What if they came together, and it didn't work?
"I deliberately kept them apart until they met in the story, which is when the Somalis storm the bridge," says Greengrass, on the phone from a shutdown Washington, D.C., Thursday. "I think at first the young Somali actors were disappointed, because they wanted to meet the great Tom Hanks. But I wanted them to meet literally at the point of a gun.
"So, we rehearsed them separately for that scene, in separate parts of the ship, and then we shot it, and that is what you see. And I remember thinking, Well, this is the moment of truth . . . . And I just remember them coming through that door, barreling through it with absolute ferocity, and then Barkhad comes in and he says, 'Look at me! I'm the captain now!' which wasn't actually scripted. He just kind of found that moment, and it was electrifying. I could feel the hairs going up the back of my neck, and thinking this is going to work. It's going to work."
And it does.
Captain Phillips, which opens Friday, having premiered at the New York Film Festival late last month, is as taut, tough, and terrifying as movies get. Greengrass is no stranger to reality-based narratives - he started in British television, directing for the ITV current affairs program World in Action. He made the documentary-like Bloody Sunday, about the 1972 shootings of Northern Irish civil rights activists by British soldiers. His 2006 film, United 93, restaged the 9/11 hijacking of the United Airlines flight that crashed near Shanksville, Pa., killing all aboard.
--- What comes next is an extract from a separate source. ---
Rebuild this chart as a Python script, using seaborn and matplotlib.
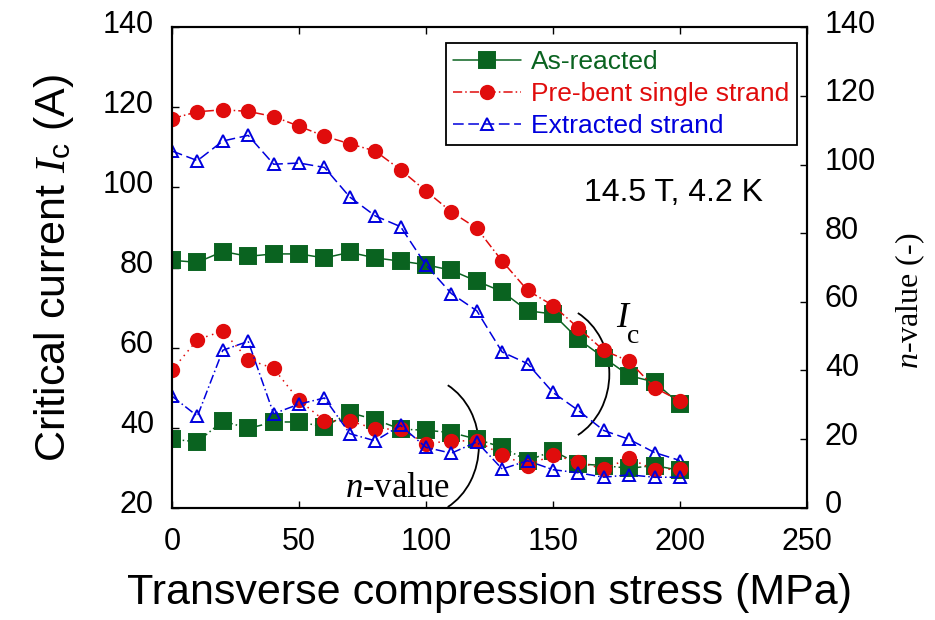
import matplotlib
matplotlib.use("Agg")
import matplotlib.pyplot as plt
import seaborn as sns
from matplotlib.patches import Arc
from matplotlib.transforms import ScaledTranslation

# Transverse compression stress (MPa)
stress = [0, 10, 20, 30, 40, 50, 60, 70, 80, 90, 100,
          110, 120, 130, 140, 150, 160, 170, 180, 190, 200]

# Critical current Ic (A), left axis
ic_as_reacted = [81.8, 81.3, 84.0, 82.8, 83.4, 83.4, 82.4, 83.8, 82.4, 81.6, 80.7,
                 79.3, 76.6, 74.0, 69.2, 68.4, 62.1, 57.5, 53.0, 51.4, 45.9]
ic_prebent = [117.2, 118.9, 119.4, 119.0, 117.7, 115.3, 112.8, 110.9, 109.1, 104.4, 99.1,
              93.9, 89.8, 81.6, 74.3, 70.5, 64.9, 59.3, 56.6, 50.0, 46.7]
ic_extracted = [109.1, 106.7, 111.6, 113.0, 105.8, 106.1, 105.0, 97.6, 92.9, 90.2, 80.6,
                73.5, 69.2, 58.9, 56.0, 48.8, 44.3, 39.3, 37.1, 33.8, 31.8]

# n-value (-), right axis
n_as_reacted = [20.0, 19.2, 25.3, 23.1, 25.0, 25.0, 23.6, 27.7, 25.7, 22.9, 22.6,
                21.9, 20.0, 17.6, 13.7, 16.6, 12.8, 12.3, 11.5, 12.3, 10.9]
n_prebent = [40.1, 49.0, 51.5, 43.2, 40.6, 31.3, 25.4, 25.3, 23.0, 22.9, 18.7,
             19.5, 19.5, 15.4, 12.3, 15.4, 13.3, 11.3, 14.4, 11.1, 11.3]
n_extracted = [32.5, 26.7, 45.9, 48.5, 27.4, 30.2, 32.0, 21.6, 19.5, 24.0, 17.6,
               15.9, 19.2, 11.3, 13.7, 11.1, 10.2, 8.9, 9.6, 8.9, 8.9]

labels = ["As-reacted", "Pre-bent single strand", "Extracted strand"]

sns.set_style("ticks")
plt.rcParams["font.family"] = ["Liberation Sans", "DejaVu Sans"]
plt.rcParams["mathtext.fontset"] = "custom"
plt.rcParams["mathtext.rm"] = "Liberation Serif"
plt.rcParams["mathtext.it"] = "Liberation Serif:italic"
plt.rcParams["mathtext.sf"] = "Liberation Sans"
for key in ["text.color", "axes.labelcolor", "xtick.color", "ytick.color", "axes.edgecolor"]:
    plt.rcParams[key] = "black"

green = "#0a6320"
red = "#e00c0c"
blue = "#0000dd"

fig, ax = plt.subplots(figsize=(9.35, 6.2), dpi=100)
fig.subplots_adjust(left=0.184, right=0.863, bottom=0.181, top=0.956)
ax2 = ax.twinx()

# style per series: colour, marker, face, size, Ic line, n line
styles = [
    (green, "s", green, 11, "-", (0, (5, 2, 1, 2))),
    (red, "o", red, 9.6, (0, (6, 2, 1, 2)), (0, (1, 3))),
    (blue, "^", "none", 8.8, (0, (7, 3)), (0, (6, 2, 1, 2))),
]
ic_data = [ic_as_reacted, ic_prebent, ic_extracted]
n_data = [n_as_reacted, n_prebent, n_extracted]

for name, ic, nv, (col, mk, face, ms, ls_ic, ls_n) in zip(labels, ic_data, n_data, styles):
    sns.lineplot(x=stress, y=ic, ax=ax, color=col, marker=mk, markersize=ms,
                 markerfacecolor=face, markeredgecolor=col, markeredgewidth=1.4,
                 linestyle=ls_ic, linewidth=1.1, label=name)
    sns.lineplot(x=stress, y=nv, ax=ax2, color=col, marker=mk, markersize=ms,
                 markerfacecolor=face, markeredgecolor=col, markeredgewidth=1.4,
                 linestyle=ls_n, linewidth=1.1, legend=False)

ax.set_xlim(0, 250)
ax.set_xticks(range(0, 251, 50))
ax.set_ylim(20, 140)
ax.set_yticks(range(20, 141, 20))
ax2.set_ylim(0, 140)
ax2.set_yticks(range(0, 141, 20))

ax.tick_params(axis="both", direction="in", length=5, width=1, labelsize=22, pad=13)
ax.tick_params(axis="x", top=True, pad=14)
ax2.tick_params(axis="y", direction="in", length=5, width=1, labelsize=22, pad=13)
for a in (ax, ax2):
    for sp in a.spines.values():
        sp.set_linewidth(1.5)
        sp.set_color("black")

# tick labels of the y axes sit a little above their ticks in the reference
lift = ScaledTranslation(0, 6 / 100, fig.dpi_scale_trans)
for lbl in ax.get_yticklabels() + ax2.get_yticklabels():
    lbl.set_transform(lbl.get_transform() + lift)

ax.set_xlabel("Transverse compression stress (MPa)", fontsize=31)
ax.set_ylabel(r"Critical current $\mathit{I}_{\mathsf{c}}$ (A)", fontsize=31)
ax2.set_ylabel(r"$\mathit{n}$-value (-)", fontsize=23, family="Liberation Serif")
ax.xaxis.set_label_coords(0.5, -0.135)
ax.yaxis.set_label_coords(-0.152, 0.5)
ax2.yaxis.set_label_coords(1.137, 0.43)

# annotations
ax.text(197.3, 98.5, "14.5 T, 4.2 K", fontsize=23, ha="center", va="center")
ax.text(174.9, 65.2, "I", fontsize=26, family="Liberation Serif", style="italic",
        ha="left", va="baseline")
ax.text(179.2, 61.2, "c", fontsize=20, family="Liberation Serif", ha="left", va="baseline")
ax.text(68, 22.7, r"$\mathit{n}$-value", fontsize=25, family="Liberation Serif",
        ha="left", va="baseline")
ax.add_patch(Arc((147.8, 53.4), width=48.8, height=35, theta1=-51.8, theta2=51.8,
                 color="black", lw=1.3))
ax.add_patch(Arc((96.6, 35.4), width=48.4, height=35, theta1=-51.8, theta2=51.8,
                 color="black", lw=1.3))

handles, _ = ax.get_legend_handles_labels()
if ax.get_legend() is not None:
    ax.get_legend().remove()
leg = ax2.legend(handles, labels, loc="upper right", bbox_to_anchor=(0.984, 0.968),
                 borderaxespad=0, fontsize=19, handlelength=2.55, labelspacing=0.3,
                 fancybox=False, framealpha=1, edgecolor="black", labelcolor="linecolor",
                 borderpad=0.28, handletextpad=0.4)
leg.get_frame().set_linewidth(1.3)

plt.savefig("out.png", dpi=100)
When Sony Pictures offered Greengrass Captain Phillips - based on Phillips' 2010 book, A Captain's Duty: Somali Pirates, Navy SEALs, and Dangerous Days at Sea, and with Hanks already attached to star - it was pretty much a no-brainer.
"To be honest, it was an easy decision. It came down to three things," Greengrass explains.
"Firstly, it's just a great story, gripping, with twists and turns, layered and complex but also dramatic and exciting. So there was that aspect.
"Then there was wanting to work with Tom. We knew each other a little bit, but I've always wanted to make a film with him. And when you get a chance, you jump at it."
And, finally, there was a more personal reason.
"My father was at sea all his life, in the merchant marine. He's very elderly now, and I wanted to make a film on the ocean, for him . . . . I felt like I understood that world and what kind of guys those people are. It's a calling, the sea. A hardworking life.
"I'm going to show it to him next week. He'll be the toughest audience, I'm sure."
Greengrass, 58, has seen his biggest commercial success with the second and third installments of the Bourne trilogy, starring Matt Damon as the CIA operative with the memory issues. But even United 93, made for a modest $15 million with nobody like a star in its cast, grossed more than $76 million in its worldwide theatrical run, with millions more from video and television sales.
As with that film, Greengrass faced a dilemma with Captain Phillips: How to humanize the villains, the hijackers.
"You want the film to be layered and human, but obviously, I don't think there's any doubt in this film that these Somalis were bad people. On the contrary, I think the more you paint them as desperate young men with little to lose - I mean, you know, the most dangerous man in the world is the man with a gun and nothing to lose.
"But you've got to try to understand their psychology, what drives them . . . . And I think that's what makes the confrontation between Phillips and Muse so interesting. It goes to the heart of a divided world, and how do we respond to it."
But as realistic and rigorous as Captain Phillips is, it's still a movie, an "entertainment," and Greengrass has no illusions there.
"It's not journalism, it's not history," he notes. "But that's not to say that a movie can't tell truth. It can, and you have a responsibility to the known facts and you have a responsibility to the person whose story you are telling."
Since he entered into the postproduction phase of Captain Phillips, Greengrass had been considering what his next project might be. And he had been circling around Chicago Seven, another real-life story - about the arrest and trial of Abbie Hoffman, Jerry Rubin, Tom Hayden, and their fellow protesters at the 1968 Democratic National Convention.
Aaron Sorkin, Oscar-winner for The Social Network, had written the script, and Greengrass was this close.
"But in the end, for a bunch of reasons, it wasn't quite right for me," he reports. "But I think somebody's going to make a great film out of that."
"I'm just going to see what comes. See if that romantic comedy comes my way."
"That would be a change, now, wouldn't it?"